Problem: Can you find the lines of the listing that include "matplotlib" and copy every one?

Recorded information:
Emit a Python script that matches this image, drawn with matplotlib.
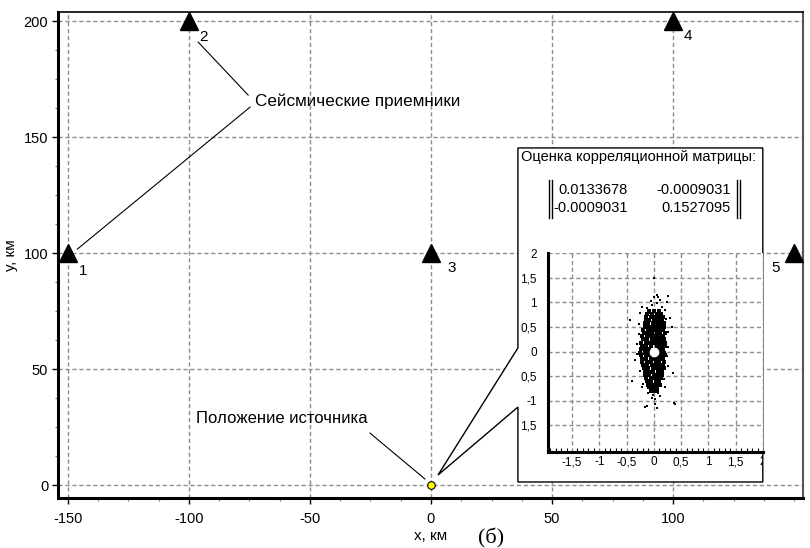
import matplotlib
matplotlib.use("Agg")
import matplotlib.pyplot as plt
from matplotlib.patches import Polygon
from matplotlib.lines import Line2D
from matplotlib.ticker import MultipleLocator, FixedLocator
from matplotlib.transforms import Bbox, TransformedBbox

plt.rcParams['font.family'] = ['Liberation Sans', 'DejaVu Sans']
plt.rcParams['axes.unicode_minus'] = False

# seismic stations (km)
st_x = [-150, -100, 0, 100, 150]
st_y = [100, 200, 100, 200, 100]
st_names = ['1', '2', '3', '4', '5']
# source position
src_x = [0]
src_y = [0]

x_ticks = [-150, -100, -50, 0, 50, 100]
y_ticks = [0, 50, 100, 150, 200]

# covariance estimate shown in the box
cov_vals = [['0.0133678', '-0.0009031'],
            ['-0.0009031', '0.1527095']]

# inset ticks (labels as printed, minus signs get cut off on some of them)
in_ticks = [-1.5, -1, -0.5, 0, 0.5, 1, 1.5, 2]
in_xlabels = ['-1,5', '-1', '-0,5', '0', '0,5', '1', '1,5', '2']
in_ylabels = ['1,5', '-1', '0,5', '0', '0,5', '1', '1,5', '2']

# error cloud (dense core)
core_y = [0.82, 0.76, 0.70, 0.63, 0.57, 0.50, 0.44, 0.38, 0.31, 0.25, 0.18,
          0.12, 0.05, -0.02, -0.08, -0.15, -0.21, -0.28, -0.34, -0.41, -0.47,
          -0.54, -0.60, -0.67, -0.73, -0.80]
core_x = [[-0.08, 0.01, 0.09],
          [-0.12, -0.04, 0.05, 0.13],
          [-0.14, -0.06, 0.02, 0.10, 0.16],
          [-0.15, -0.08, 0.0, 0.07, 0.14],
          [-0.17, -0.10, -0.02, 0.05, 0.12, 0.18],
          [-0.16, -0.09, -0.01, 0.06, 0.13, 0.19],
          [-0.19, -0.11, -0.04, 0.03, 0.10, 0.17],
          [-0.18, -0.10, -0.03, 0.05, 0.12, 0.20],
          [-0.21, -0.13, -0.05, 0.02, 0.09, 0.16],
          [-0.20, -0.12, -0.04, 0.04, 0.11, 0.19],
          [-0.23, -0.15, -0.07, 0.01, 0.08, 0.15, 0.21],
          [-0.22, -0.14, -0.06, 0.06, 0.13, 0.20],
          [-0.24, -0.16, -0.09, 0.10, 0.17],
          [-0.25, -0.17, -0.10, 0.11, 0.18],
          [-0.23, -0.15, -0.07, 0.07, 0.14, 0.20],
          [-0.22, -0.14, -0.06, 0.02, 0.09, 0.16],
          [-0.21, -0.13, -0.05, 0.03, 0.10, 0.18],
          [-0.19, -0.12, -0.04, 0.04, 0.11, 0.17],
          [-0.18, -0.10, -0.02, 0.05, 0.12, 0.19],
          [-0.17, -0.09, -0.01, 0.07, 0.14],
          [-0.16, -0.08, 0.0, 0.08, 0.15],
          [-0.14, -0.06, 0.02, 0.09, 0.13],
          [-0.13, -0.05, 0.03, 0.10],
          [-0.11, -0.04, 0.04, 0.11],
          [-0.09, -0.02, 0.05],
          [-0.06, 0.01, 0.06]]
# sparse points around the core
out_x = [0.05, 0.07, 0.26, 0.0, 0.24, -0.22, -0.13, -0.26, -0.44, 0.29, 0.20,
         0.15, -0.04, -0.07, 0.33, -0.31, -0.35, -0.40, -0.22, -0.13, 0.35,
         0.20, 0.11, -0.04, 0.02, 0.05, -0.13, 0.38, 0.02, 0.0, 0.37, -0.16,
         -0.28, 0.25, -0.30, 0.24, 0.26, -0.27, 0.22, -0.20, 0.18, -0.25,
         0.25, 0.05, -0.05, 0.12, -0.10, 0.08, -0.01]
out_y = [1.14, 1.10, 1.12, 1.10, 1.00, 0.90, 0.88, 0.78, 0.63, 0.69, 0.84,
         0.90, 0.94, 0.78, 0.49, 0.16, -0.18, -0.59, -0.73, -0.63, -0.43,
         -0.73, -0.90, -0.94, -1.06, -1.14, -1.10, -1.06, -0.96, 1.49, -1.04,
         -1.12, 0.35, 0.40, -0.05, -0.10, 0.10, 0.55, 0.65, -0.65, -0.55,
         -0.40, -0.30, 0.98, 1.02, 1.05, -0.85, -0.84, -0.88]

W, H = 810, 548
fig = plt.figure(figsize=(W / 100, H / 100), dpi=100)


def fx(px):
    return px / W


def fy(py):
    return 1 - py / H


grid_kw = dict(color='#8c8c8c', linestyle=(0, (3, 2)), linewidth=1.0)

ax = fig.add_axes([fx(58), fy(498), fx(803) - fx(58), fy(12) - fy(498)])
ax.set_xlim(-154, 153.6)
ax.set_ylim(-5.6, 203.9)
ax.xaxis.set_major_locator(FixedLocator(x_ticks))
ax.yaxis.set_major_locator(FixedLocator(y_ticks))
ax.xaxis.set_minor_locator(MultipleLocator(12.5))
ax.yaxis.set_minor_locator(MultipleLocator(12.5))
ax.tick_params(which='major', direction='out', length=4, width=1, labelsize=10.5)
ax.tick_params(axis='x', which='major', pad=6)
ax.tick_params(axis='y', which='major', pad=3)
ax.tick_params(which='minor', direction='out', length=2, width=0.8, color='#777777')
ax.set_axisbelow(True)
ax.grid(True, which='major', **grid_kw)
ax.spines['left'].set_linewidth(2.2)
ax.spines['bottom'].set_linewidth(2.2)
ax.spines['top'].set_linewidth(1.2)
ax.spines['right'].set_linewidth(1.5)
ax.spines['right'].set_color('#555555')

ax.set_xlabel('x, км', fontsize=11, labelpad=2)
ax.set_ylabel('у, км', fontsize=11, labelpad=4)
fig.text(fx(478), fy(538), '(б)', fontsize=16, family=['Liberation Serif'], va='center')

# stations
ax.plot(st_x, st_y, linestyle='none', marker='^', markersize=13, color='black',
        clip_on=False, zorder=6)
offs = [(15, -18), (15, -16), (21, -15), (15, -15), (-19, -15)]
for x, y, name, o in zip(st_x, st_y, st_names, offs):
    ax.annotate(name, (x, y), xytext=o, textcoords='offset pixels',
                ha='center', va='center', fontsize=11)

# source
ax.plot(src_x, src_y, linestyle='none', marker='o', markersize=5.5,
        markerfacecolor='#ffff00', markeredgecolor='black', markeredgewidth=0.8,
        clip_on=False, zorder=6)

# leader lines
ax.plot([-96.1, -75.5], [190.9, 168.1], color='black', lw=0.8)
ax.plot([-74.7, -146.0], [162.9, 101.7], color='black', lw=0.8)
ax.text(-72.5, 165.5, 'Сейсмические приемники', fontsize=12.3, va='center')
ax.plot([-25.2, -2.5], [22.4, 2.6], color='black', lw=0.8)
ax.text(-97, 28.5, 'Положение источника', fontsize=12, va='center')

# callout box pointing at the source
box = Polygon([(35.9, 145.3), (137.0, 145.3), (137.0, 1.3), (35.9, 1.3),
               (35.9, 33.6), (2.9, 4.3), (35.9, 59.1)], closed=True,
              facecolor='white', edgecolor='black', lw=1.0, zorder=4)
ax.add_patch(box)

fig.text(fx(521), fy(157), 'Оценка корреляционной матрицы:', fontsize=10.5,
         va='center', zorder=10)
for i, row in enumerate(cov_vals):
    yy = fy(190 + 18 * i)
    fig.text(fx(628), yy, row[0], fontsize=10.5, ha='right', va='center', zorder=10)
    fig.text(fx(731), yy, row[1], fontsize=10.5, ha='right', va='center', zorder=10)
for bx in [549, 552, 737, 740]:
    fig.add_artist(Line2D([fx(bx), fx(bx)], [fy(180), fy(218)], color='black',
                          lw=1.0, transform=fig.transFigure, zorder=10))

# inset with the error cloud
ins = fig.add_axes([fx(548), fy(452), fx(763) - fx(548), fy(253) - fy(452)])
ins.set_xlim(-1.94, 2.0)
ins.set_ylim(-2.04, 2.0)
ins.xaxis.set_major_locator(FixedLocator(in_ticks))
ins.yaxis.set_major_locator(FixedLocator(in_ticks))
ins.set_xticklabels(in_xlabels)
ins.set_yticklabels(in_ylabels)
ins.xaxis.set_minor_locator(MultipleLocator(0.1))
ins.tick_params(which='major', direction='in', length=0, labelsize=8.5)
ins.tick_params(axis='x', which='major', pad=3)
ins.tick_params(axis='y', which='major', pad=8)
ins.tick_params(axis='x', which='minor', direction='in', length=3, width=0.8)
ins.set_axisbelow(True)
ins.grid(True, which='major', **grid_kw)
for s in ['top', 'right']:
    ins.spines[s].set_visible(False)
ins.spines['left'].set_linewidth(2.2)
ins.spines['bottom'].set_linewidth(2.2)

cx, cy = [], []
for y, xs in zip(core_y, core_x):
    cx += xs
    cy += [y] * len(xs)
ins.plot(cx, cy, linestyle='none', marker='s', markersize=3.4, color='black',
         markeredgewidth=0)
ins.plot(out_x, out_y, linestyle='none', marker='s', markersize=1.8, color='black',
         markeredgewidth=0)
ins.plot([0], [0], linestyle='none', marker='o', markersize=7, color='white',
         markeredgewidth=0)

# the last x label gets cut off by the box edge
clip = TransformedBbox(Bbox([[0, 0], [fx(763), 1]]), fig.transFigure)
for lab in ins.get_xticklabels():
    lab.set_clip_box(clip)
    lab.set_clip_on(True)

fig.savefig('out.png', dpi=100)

Solution:
Emit a Python script that matches this image, drawn with matplotlib.
import matplotlib
matplotlib.use("Agg")
import matplotlib.pyplot as plt
from matplotlib.patches import Polygon
from matplotlib.lines import Line2D
from matplotlib.ticker import MultipleLocator, FixedLocator
from matplotlib.transforms import Bbox, TransformedBbox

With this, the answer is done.